Extracted entries →
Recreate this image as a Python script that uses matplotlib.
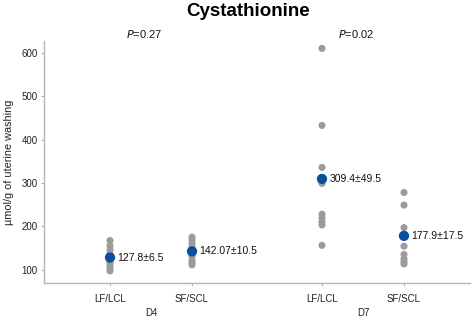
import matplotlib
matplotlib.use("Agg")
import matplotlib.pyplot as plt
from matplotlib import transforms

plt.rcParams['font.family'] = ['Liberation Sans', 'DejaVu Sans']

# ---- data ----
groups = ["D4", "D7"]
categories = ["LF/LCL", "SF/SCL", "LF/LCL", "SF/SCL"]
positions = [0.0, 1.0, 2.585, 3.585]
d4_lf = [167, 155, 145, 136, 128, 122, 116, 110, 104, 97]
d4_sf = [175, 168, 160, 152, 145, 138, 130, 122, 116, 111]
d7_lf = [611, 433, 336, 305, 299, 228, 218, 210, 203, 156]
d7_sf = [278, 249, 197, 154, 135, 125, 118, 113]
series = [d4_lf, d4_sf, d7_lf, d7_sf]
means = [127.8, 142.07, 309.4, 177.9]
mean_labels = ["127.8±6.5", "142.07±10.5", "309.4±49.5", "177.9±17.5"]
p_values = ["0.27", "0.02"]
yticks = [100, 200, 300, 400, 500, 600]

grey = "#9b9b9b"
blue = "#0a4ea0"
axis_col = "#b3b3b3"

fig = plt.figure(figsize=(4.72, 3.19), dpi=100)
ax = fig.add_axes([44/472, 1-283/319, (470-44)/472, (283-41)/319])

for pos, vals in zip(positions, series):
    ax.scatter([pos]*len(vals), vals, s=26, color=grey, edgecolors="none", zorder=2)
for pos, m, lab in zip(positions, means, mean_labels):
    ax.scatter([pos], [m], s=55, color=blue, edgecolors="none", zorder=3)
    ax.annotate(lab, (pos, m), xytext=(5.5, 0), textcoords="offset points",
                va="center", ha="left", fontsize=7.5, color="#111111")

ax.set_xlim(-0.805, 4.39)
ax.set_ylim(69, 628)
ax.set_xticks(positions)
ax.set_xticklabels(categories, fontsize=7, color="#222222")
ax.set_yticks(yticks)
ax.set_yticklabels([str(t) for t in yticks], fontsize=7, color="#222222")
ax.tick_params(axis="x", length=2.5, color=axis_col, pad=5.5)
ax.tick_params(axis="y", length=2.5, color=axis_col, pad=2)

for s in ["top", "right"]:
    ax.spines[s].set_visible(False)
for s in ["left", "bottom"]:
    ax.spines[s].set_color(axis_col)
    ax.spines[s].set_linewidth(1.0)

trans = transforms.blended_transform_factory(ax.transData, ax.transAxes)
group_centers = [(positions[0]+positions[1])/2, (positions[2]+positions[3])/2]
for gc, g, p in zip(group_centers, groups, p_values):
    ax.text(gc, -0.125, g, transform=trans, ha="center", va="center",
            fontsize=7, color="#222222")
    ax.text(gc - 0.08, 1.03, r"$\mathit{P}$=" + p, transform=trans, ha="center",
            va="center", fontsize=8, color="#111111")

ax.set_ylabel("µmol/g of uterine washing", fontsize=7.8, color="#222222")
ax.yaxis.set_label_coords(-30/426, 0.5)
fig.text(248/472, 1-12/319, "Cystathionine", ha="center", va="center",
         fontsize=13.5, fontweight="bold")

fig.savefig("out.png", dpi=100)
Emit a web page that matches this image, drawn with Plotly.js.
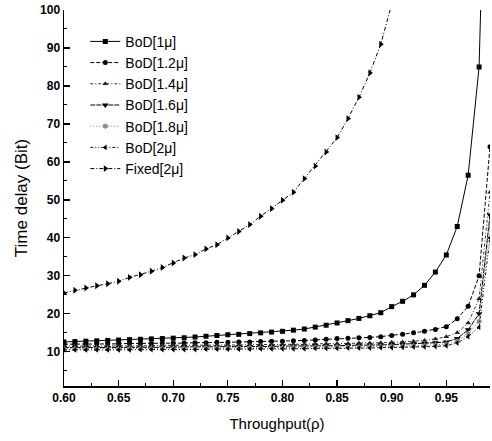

==

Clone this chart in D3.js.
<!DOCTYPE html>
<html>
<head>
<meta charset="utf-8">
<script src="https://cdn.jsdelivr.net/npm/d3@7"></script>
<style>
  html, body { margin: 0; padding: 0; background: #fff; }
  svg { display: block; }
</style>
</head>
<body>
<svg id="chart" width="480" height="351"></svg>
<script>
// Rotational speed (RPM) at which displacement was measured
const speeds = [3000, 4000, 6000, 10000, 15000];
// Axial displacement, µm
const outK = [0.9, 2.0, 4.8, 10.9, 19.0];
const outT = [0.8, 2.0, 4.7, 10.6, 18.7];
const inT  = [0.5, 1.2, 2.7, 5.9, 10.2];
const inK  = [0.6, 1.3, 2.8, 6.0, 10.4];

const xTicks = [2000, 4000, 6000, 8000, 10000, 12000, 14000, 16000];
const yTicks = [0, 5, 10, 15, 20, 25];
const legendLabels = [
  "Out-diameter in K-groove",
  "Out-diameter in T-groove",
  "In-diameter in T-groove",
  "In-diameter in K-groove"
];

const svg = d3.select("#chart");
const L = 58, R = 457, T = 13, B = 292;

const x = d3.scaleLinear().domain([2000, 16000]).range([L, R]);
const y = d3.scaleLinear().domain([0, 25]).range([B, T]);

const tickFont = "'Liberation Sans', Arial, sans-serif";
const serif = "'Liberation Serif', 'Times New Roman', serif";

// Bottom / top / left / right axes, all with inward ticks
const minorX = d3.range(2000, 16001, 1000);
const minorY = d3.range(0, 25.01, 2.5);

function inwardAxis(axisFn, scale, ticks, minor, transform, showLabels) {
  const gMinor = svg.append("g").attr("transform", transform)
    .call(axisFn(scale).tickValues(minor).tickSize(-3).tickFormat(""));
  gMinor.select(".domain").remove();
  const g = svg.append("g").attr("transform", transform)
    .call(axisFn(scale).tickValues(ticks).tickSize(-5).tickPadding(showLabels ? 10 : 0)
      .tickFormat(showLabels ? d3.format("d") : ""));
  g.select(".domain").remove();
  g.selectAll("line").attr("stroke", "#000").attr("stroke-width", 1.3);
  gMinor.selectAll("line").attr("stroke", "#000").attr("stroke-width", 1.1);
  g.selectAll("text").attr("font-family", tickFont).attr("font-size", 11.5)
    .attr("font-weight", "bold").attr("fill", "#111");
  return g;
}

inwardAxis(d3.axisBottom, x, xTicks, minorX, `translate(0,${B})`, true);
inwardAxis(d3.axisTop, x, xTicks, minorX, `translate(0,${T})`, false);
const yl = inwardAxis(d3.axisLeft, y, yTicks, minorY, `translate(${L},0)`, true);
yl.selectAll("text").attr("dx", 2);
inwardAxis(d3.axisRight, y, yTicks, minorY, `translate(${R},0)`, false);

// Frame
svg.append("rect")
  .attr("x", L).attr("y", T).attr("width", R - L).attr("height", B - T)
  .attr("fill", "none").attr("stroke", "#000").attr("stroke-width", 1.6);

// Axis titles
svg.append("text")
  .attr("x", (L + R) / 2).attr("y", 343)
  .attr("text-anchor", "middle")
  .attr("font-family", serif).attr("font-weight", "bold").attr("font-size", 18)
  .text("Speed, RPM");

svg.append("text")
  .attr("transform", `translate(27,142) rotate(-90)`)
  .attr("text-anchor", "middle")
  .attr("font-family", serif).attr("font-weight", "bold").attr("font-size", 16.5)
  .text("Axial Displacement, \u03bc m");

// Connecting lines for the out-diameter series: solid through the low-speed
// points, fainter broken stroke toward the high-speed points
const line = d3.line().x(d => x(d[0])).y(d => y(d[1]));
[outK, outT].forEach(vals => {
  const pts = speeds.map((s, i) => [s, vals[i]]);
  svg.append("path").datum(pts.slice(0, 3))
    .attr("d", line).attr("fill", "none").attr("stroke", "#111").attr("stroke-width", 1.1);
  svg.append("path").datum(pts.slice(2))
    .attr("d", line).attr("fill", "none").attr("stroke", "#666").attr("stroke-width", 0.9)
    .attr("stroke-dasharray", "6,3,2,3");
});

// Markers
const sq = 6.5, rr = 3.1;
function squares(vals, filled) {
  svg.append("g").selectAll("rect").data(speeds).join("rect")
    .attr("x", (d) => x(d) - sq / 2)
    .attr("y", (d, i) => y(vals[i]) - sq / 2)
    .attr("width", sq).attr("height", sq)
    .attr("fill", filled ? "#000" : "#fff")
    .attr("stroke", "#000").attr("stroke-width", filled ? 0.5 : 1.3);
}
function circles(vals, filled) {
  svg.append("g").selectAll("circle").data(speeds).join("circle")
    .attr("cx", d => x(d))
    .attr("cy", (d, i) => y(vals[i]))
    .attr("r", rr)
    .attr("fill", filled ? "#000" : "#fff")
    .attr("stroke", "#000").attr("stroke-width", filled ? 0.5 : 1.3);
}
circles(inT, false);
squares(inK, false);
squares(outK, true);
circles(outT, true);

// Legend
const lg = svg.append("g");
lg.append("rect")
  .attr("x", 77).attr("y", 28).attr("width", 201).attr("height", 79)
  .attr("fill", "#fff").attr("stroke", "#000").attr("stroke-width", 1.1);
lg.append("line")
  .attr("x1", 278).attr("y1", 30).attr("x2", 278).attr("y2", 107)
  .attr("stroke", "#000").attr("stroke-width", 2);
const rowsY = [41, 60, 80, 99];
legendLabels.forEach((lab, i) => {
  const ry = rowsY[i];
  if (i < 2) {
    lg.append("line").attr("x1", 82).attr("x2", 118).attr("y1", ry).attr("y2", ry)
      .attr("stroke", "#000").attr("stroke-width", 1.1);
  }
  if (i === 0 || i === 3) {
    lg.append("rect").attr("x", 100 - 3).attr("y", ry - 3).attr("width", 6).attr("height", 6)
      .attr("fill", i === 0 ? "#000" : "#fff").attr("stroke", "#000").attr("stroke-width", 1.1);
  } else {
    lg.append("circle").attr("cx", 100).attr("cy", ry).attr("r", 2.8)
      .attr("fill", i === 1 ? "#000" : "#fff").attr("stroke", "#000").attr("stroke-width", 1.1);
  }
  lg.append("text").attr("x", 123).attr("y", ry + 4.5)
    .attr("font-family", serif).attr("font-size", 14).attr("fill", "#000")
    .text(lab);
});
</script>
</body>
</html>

---

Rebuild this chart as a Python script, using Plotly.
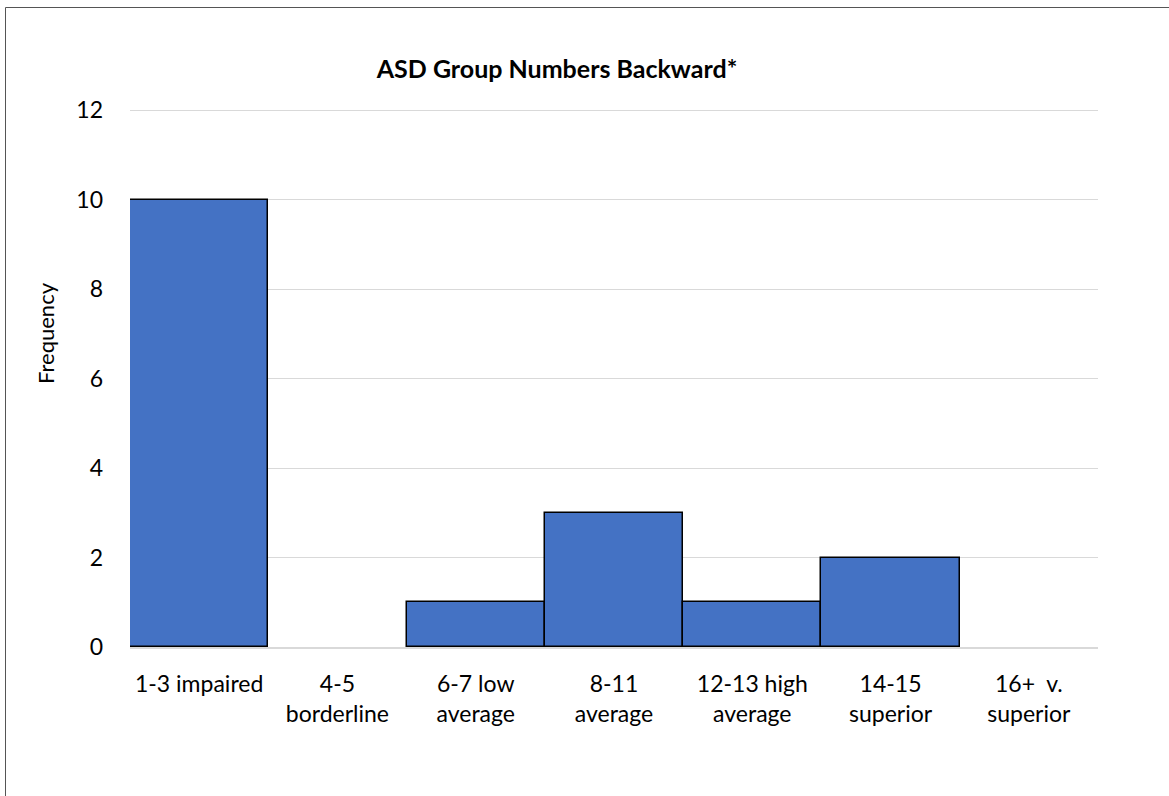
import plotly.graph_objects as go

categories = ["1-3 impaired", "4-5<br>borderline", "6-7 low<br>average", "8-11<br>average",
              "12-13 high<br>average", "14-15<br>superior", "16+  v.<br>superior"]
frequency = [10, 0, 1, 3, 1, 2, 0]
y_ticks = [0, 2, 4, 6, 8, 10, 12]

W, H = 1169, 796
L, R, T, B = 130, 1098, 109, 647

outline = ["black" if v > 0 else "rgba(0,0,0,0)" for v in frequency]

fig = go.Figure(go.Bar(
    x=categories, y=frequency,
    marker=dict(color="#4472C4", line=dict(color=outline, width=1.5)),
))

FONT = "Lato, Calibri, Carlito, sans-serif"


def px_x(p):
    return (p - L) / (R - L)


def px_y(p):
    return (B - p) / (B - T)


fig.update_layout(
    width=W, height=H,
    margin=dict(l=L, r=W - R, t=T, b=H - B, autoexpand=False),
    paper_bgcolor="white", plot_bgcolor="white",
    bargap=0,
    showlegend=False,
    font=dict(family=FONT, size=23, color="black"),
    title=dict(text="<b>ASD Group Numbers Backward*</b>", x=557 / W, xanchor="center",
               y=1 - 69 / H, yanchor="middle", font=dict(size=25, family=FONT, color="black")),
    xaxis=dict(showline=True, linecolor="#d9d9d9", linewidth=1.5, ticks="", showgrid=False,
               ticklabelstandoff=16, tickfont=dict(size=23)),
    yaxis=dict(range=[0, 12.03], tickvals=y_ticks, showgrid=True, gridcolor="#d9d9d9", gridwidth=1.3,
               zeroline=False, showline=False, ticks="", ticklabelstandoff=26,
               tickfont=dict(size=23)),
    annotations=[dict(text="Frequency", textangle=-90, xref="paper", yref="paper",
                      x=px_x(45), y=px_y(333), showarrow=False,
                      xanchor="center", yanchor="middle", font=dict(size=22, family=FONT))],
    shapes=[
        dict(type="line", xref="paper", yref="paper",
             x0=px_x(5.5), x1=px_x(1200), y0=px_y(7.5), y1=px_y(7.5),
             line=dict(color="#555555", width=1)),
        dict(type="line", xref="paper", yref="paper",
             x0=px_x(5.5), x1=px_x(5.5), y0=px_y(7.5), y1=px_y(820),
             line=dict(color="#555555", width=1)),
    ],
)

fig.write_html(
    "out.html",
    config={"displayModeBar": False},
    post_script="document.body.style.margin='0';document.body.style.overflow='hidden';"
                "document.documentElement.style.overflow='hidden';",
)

The task → Go to the line containing "Rebuild this chart" and copy exactly from there through the line containing "return (B - p) / (B - T)", both included, and nothing more. Pictures are excluded.

Solution for this task →
Rebuild this chart as a Python script, using Plotly.
import plotly.graph_objects as go

categories = ["1-3 impaired", "4-5<br>borderline", "6-7 low<br>average", "8-11<br>average",
              "12-13 high<br>average", "14-15<br>superior", "16+  v.<br>superior"]
frequency = [10, 0, 1, 3, 1, 2, 0]
y_ticks = [0, 2, 4, 6, 8, 10, 12]

W, H = 1169, 796
L, R, T, B = 130, 1098, 109, 647

outline = ["black" if v > 0 else "rgba(0,0,0,0)" for v in frequency]

fig = go.Figure(go.Bar(
    x=categories, y=frequency,
    marker=dict(color="#4472C4", line=dict(color=outline, width=1.5)),
))

FONT = "Lato, Calibri, Carlito, sans-serif"


def px_x(p):
    return (p - L) / (R - L)


def px_y(p):
    return (B - p) / (B - T)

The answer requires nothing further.